This is the second thrilling installment in my "Evolution of Home Sewing" series. Previously, I wondered how publishing a large, photographic book like Vogue's New Book for Better Sewing could have been profitable in 1952. Well, I think I've found some clues!
This excellent article on the history of home sewing patterns explains that the years 1949-1950 were years of great progress in the pattern business, introducing printed patterns and four-color photographic catalogs. The reason for this was that new printing equipment was becoming widely available. The major result was this: companies now had the option to use photographs instead of just illustrations to showcase their designs on their envelopes.
From what I can tell, it seems like VoNBBS itself was an experiment in this new technology, one that was supposed to stimulate the business and bring in more profits.
Most, if not all, of the fourteen VoNBBS patterns were released in 1951. Then, it seems, they were re-released in 1952 to coincide with the publication of VoNBBS. To promote the book, the pattern envelopes were redesigned, featuring photographs (the same ones used in the book), as well as copy advertising the book. See two examples here (notice that the envelopes featured both illustrations and photographs):
As shown in Vogue's New Book for Better Sewing." On the back, there's a little tagline reading, "The First Learn-As-You-Sew Book: Vogue's New Book for Better Sewing."

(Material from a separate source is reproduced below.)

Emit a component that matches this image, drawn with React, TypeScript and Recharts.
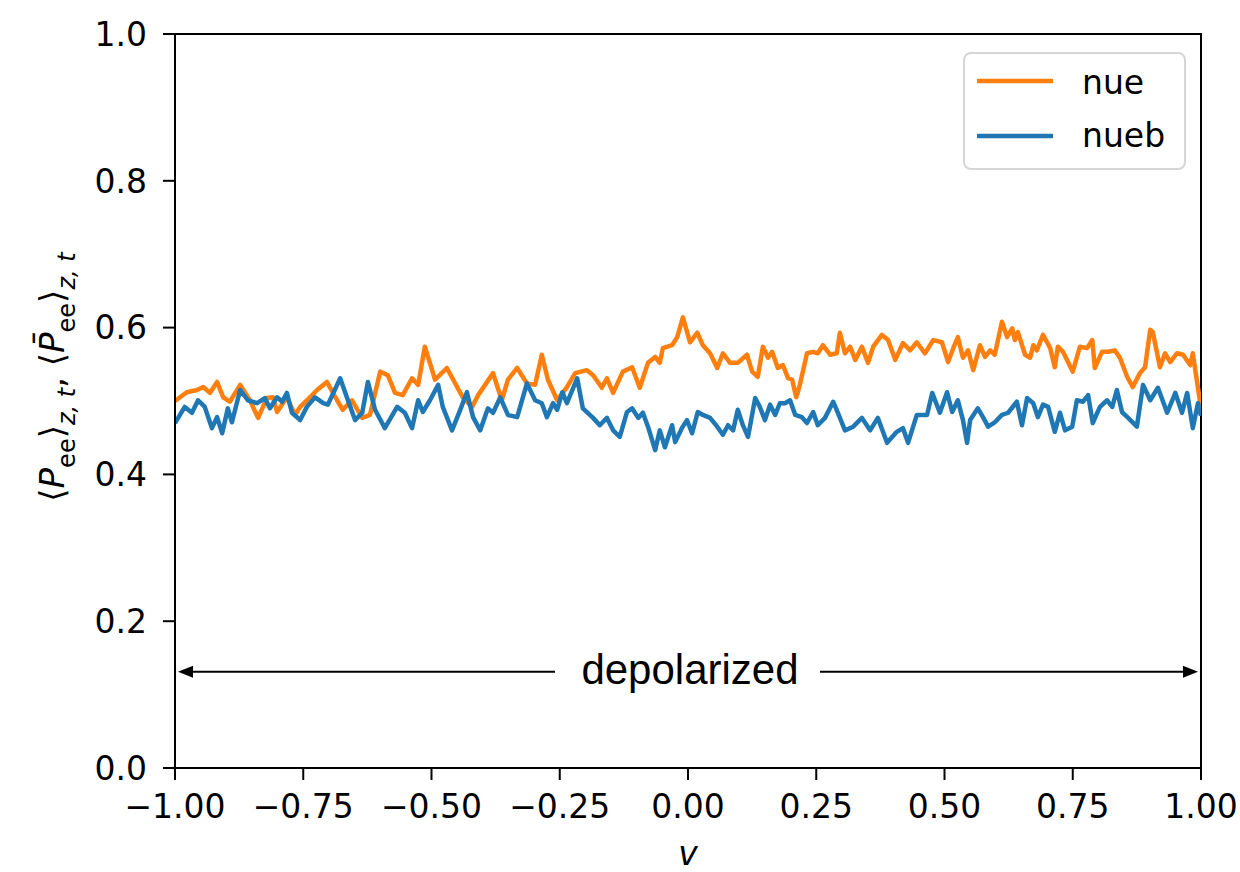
import { LineChart, Line, XAxis, YAxis, Legend, ReferenceArea, ReferenceLine } from 'recharts';

const nueV = [
  -1, -0.977, -0.957, -0.945, -0.932, -0.918, -0.906, -0.893, -0.873, -0.854, -0.838, -0.821, -0.809, -0.801,
  -0.782, -0.766, -0.756, -0.737, -0.723, -0.704, -0.684, -0.673, -0.655, -0.635, -0.62, -0.6, -0.585, -0.571,
  -0.556, -0.538, -0.526, -0.513, -0.493, -0.47, -0.45, -0.439, -0.421, -0.409, -0.38, -0.363, -0.351, -0.333,
  -0.314, -0.298, -0.285, -0.273, -0.255, -0.236, -0.22, -0.197, -0.185, -0.168, -0.158, -0.146, -0.127, -0.109,
  -0.094, -0.078, -0.064, -0.055, -0.049, -0.031, -0.021, -0.01, 0.004, 0.018, 0.029, 0.043, 0.057, 0.068,
  0.082, 0.097, 0.115, 0.125, 0.136, 0.146, 0.156, 0.164, 0.175, 0.185, 0.195, 0.203, 0.211, 0.218, 0.232,
  0.244, 0.253, 0.263, 0.277, 0.29, 0.296, 0.306, 0.316, 0.326, 0.339, 0.351, 0.361, 0.378, 0.39, 0.404, 0.419,
  0.433, 0.446, 0.462, 0.478, 0.495, 0.507, 0.517, 0.526, 0.536, 0.546, 0.556, 0.569, 0.579, 0.589, 0.598,
  0.612, 0.622, 0.632, 0.637, 0.643, 0.657, 0.667, 0.673, 0.68, 0.692, 0.706, 0.715, 0.721, 0.731, 0.75, 0.764,
  0.778, 0.788, 0.793, 0.807, 0.819, 0.832, 0.842, 0.856, 0.867, 0.881, 0.891, 0.901, 0.906, 0.92, 0.93, 0.94,
  0.953, 0.965, 0.979, 0.984, 1,
];
const nueP = [
  0.5, 0.512, 0.515, 0.519, 0.511, 0.526, 0.505, 0.499, 0.522, 0.501, 0.477, 0.504, 0.505, 0.485,
  0.505, 0.481, 0.492, 0.505, 0.515, 0.526, 0.501, 0.488, 0.501, 0.477, 0.481, 0.54, 0.535, 0.511,
  0.508, 0.531, 0.522, 0.574, 0.529, 0.545, 0.519, 0.505, 0.492, 0.508, 0.538, 0.501, 0.529, 0.545,
  0.524, 0.522, 0.563, 0.529, 0.501, 0.519, 0.538, 0.542, 0.535, 0.518, 0.531, 0.511, 0.54, 0.546,
  0.518, 0.552, 0.56, 0.552, 0.572, 0.576, 0.587, 0.614, 0.58, 0.593, 0.576, 0.565, 0.545, 0.565,
  0.552, 0.552, 0.563, 0.54, 0.533, 0.574, 0.559, 0.567, 0.545, 0.549, 0.531, 0.529, 0.505, 0.522, 0.565,
  0.567, 0.565, 0.576, 0.563, 0.565, 0.593, 0.565, 0.574, 0.556, 0.574, 0.552, 0.574, 0.59, 0.583, 0.556, 0.579,
  0.569, 0.58, 0.565, 0.583, 0.58, 0.553, 0.572, 0.587, 0.559, 0.569, 0.542, 0.576, 0.56, 0.569, 0.563,
  0.608, 0.587, 0.599, 0.583, 0.594, 0.563, 0.559, 0.576, 0.569, 0.59, 0.572, 0.546, 0.574, 0.567, 0.54, 0.574,
  0.572, 0.583, 0.545, 0.567, 0.567, 0.569, 0.559, 0.533, 0.519, 0.538, 0.546, 0.597, 0.594, 0.546, 0.565, 0.553,
  0.565, 0.563, 0.549, 0.565, 0.49,
];

const nuebV = [
  -1, -0.981, -0.967, -0.955, -0.942, -0.928, -0.918, -0.908, -0.897, -0.889, -0.873, -0.858, -0.84, -0.825,
  -0.815, -0.801, -0.791, -0.782, -0.772, -0.756, -0.743, -0.727, -0.711, -0.702, -0.678, -0.665, -0.649,
  -0.635, -0.624, -0.61, -0.591, -0.567, -0.552, -0.538, -0.526, -0.517, -0.503, -0.487, -0.478, -0.46, -0.444,
  -0.431, -0.419, -0.405, -0.39, -0.38, -0.366, -0.351, -0.333, -0.314, -0.298, -0.285, -0.275, -0.263, -0.255,
  -0.245, -0.236, -0.216, -0.205, -0.185, -0.172, -0.158, -0.146, -0.133, -0.119, -0.109, -0.097, -0.088,
  -0.078, -0.064, -0.055, -0.045, -0.031, -0.025, -0.012, -0.002, 0.008, 0.019, 0.029, 0.043, 0.057, 0.068,
  0.078, 0.088, 0.097, 0.107, 0.117, 0.131, 0.14, 0.15, 0.16, 0.17, 0.179, 0.189, 0.199, 0.209, 0.222, 0.232,
  0.244, 0.253, 0.267, 0.283, 0.292, 0.306, 0.322, 0.339, 0.355, 0.37, 0.388, 0.407, 0.419, 0.429, 0.446,
  0.466, 0.476, 0.491, 0.505, 0.515, 0.526, 0.536, 0.544, 0.55, 0.565, 0.575, 0.585, 0.598, 0.612, 0.624,
  0.641, 0.651, 0.661, 0.673, 0.682, 0.692, 0.702, 0.715, 0.725, 0.735, 0.749, 0.758, 0.77, 0.78, 0.789,
  0.803, 0.817, 0.827, 0.836, 0.846, 0.858, 0.875, 0.887, 0.901, 0.916, 0.934, 0.95, 0.963, 0.973, 0.984,
  0.994, 1,
];
const nuebP = [
  0.47, 0.492, 0.484, 0.501, 0.492, 0.463, 0.478, 0.456, 0.49, 0.471, 0.515, 0.501, 0.497, 0.504,
  0.49, 0.505, 0.499, 0.511, 0.484, 0.474, 0.492, 0.505, 0.497, 0.495, 0.531, 0.505, 0.474,
  0.484, 0.526, 0.488, 0.463, 0.492, 0.484, 0.463, 0.501, 0.485, 0.501, 0.522, 0.492, 0.46, 0.488,
  0.512, 0.478, 0.46, 0.49, 0.484, 0.505, 0.481, 0.478, 0.524, 0.501, 0.497, 0.478, 0.497, 0.488,
  0.512, 0.497, 0.531, 0.49, 0.477, 0.467, 0.477, 0.46, 0.451, 0.485, 0.49, 0.477, 0.484,
  0.465, 0.433, 0.46, 0.437, 0.467, 0.444, 0.463, 0.474, 0.456, 0.485, 0.481, 0.477, 0.465, 0.454,
  0.467, 0.46, 0.488, 0.467, 0.451, 0.504, 0.492, 0.474, 0.495, 0.481, 0.497, 0.497, 0.501, 0.481, 0.478, 0.47,
  0.485, 0.467, 0.477, 0.499, 0.484, 0.46, 0.465, 0.477, 0.46, 0.477, 0.443, 0.458, 0.463, 0.443, 0.481,
  0.481, 0.511, 0.484, 0.512, 0.485, 0.501, 0.474, 0.443, 0.474, 0.49, 0.478, 0.465, 0.471, 0.481, 0.484,
  0.499, 0.467, 0.504, 0.497, 0.478, 0.495, 0.492, 0.458, 0.484, 0.46, 0.465, 0.501, 0.499, 0.508, 0.47,
  0.492, 0.501, 0.492, 0.515, 0.485, 0.477, 0.465, 0.522, 0.501, 0.518, 0.484, 0.511, 0.484, 0.511, 0.463,
  0.497, 0.48,
];

const xTicks = [-1, -0.75, -0.5, -0.25, 0, 0.25, 0.5, 0.75, 1];
const yTicks = [0, 0.2, 0.4, 0.6, 0.8, 1];

const nueData = nueV.map((v, i) => ({ v, p: nueP[i] }));
const nuebData = nuebV.map((v, i) => ({ v, p: nuebP[i] }));

const FONT = 'DejaVu Sans';
const ORANGE = '#ff7f0e';
const BLUE = '#1f77b4';

const fmtX = (v: number) => v.toFixed(2).replace('-', '\u2212');
const fmtY = (v: number) => v.toFixed(1);

function YTitle(props: any) {
  const vb = props.viewBox || { y: 34, height: 734 };
  const cy = vb.y + vb.height / 2 - 24;
  const sub = 24;
  return (
    <text
      transform={`translate(64, ${cy}) rotate(-90)`}
      textAnchor="middle"
      fontFamily={FONT}
      fontSize={34}
      fill="#000"
    >
      <tspan>⟨</tspan>
      <tspan fontStyle="italic">P</tspan>
      <tspan fontSize={sub} dy={11}>ee</tspan>
      <tspan dy={-11}>⟩</tspan>
      <tspan fontSize={sub} dy={11} fontStyle="italic">z, t</tspan>
      <tspan dy={-11}>, ⟨</tspan>
      <tspan fontStyle="italic">P̄</tspan>
      <tspan fontSize={sub} dy={11}>ee</tspan>
      <tspan dy={-11}>⟩</tspan>
      <tspan fontSize={sub} dy={11} fontStyle="italic">z, t</tspan>
    </text>
  );
}

function XTitle(props: any) {
  const vb = props.viewBox || { x: 175, y: 768, width: 1026, height: 104 };
  return (
    <text
      x={vb.x + vb.width / 2}
      y={vb.y + 97}
      textAnchor="middle"
      fontFamily={FONT}
      fontSize={33}
      fontStyle="italic"
      fill="#000"
    >
      v
    </text>
  );
}

// double arrow across the whole range with the label sitting in a gap
function DepolarizedArrow(props: any) {
  const { x1, y1, x2 } = props;
  const mid = (x1 + x2) / 2;
  const left = x1 + 3;
  const right = x2 - 3;
  const head = 15;
  const half = 6;
  return (
    <g>
      <line x1={left + head} y1={y1} x2={mid - 133} y2={y1} stroke="#000" strokeWidth={2} />
      <line x1={mid + 132} y1={y1} x2={right - head} y2={y1} stroke="#000" strokeWidth={2} />
      <polygon points={`${left},${y1} ${left + head},${y1 - half} ${left + head},${y1 + half}`} fill="#000" />
      <polygon points={`${right},${y1} ${right - head},${y1 - half} ${right - head},${y1 + half}`} fill="#000" />
      <text x={mid + 2} y={y1 + 12} textAnchor="middle" fontFamily="Liberation Sans, Arial" fontSize={42} fill="#000">
        depolarized
      </text>
    </g>
  );
}

function LegendBox(props: any) {
  const items = props.payload || [];
  return (
    <svg width={224} height={120} style={{ display: 'block' }}>
      <rect x={1} y={1} width={221} height={116} rx={7} fill="#fff" fillOpacity={0.8} stroke="#d6d6d6" strokeWidth={2} />
      {items.map((it: any, i: number) => (
        <g key={it.value}>
          <line x1={14} x2={90} y1={29 + i * 55} y2={29 + i * 55} stroke={it.color} strokeWidth={4.5} />
          <text x={119} y={42 + i * 53} fontFamily={FONT} fontSize={33} fill="#000">
            {it.value}
          </text>
        </g>
      ))}
    </svg>
  );
}

export default function App() {
  return (
    <div style={{ position: 'absolute', left: 0, top: 0, width: 1240, height: 872, background: '#fff' }}>
      <LineChart width={1240} height={872} margin={{ top: 34, right: 39, bottom: 0, left: 0 }}>
        <XAxis
          type="number"
          dataKey="v"
          domain={[-1, 1]}
          ticks={xTicks}
          tickFormatter={fmtX}
          allowDataOverflow
          height={104}
          tickSize={12}
          tickMargin={15}
          axisLine={{ stroke: '#000', strokeWidth: 2 }}
          tickLine={{ stroke: '#000', strokeWidth: 2 }}
          tick={{ fill: '#000', fontSize: 33, fontFamily: FONT }}
          label={XTitle}
        />
        <YAxis
          type="number"
          domain={[0, 1]}
          ticks={yTicks}
          tickFormatter={fmtY}
          allowDataOverflow
          width={175}
          tickSize={12}
          tickMargin={16}
          axisLine={{ stroke: '#000', strokeWidth: 2 }}
          tickLine={{ stroke: '#000', strokeWidth: 2 }}
          tick={{ fill: '#000', fontSize: 33, fontFamily: FONT }}
          label={YTitle}
        />
        <ReferenceArea x1={-1} x2={1} y1={0} y2={1} fill="none" stroke="#000" strokeWidth={2} />
        <Line
          data={nueData}
          dataKey="p"
          name="nue"
          type="linear"
          stroke={ORANGE}
          strokeWidth={4.5}
          strokeLinejoin="round"
          dot={false}
          isAnimationActive={false}
        />
        <Line
          data={nuebData}
          dataKey="p"
          name="nueb"
          type="linear"
          stroke={BLUE}
          strokeWidth={4.5}
          strokeLinejoin="round"
          dot={false}
          isAnimationActive={false}
        />
        <ReferenceLine
          segment={[
            { x: -1, y: 0.131 },
            { x: 1, y: 0.131 },
          ]}
          shape={DepolarizedArrow}
        />
        <Legend
          layout="vertical"
          align="center"
          verticalAlign="middle"
          content={LegendBox}
          wrapperStyle={{ left: 963, top: 52, width: 224, height: 120 }}
        />
      </LineChart>
    </div>
  );
}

Now, at this point, the Vogue Pattern Service was still owned by Conde Nast, the same company as the legendary Vogue magazine. (The Vogue pattern company was sold to Butterick in 1961.) Can't you just see a bunch of Conde Nast hot shots sitting around a huge conference table, making the decision to do a bunch of fashion shoots and publish a book to sell their patterns? It's like a 1952 version of corporate synergy--the book promotes the patterns, and the patterns promote the book.
However, I wonder if it did not turn out as grandly as Conde Nast might have hoped. Had VoNBBS been a huge success, I imagine it would have been updated and reissued as new patterns came out. Alas, the 1952 publication is the one and only edition of the book. Furthermore, Vogue patterns in the following years of the fifties did not feature photographs; they reverted back to strictly illustrated designs.
Of course, one of the reasons I love vintage pattern envelopes is for the illustrations. Sure, they don't seem at all realistic. The wasp waists are exaggerated beyond what any foundation garment could achieve. But, in my opinion, they're works of art, showing us a vision of what a garment could be.
I've heard the advice (regarding contemporary patterns) to avoid any pattern with no photograph of the garment, because supposedly this means that the garment won't work well on an actual person. What do you make of that?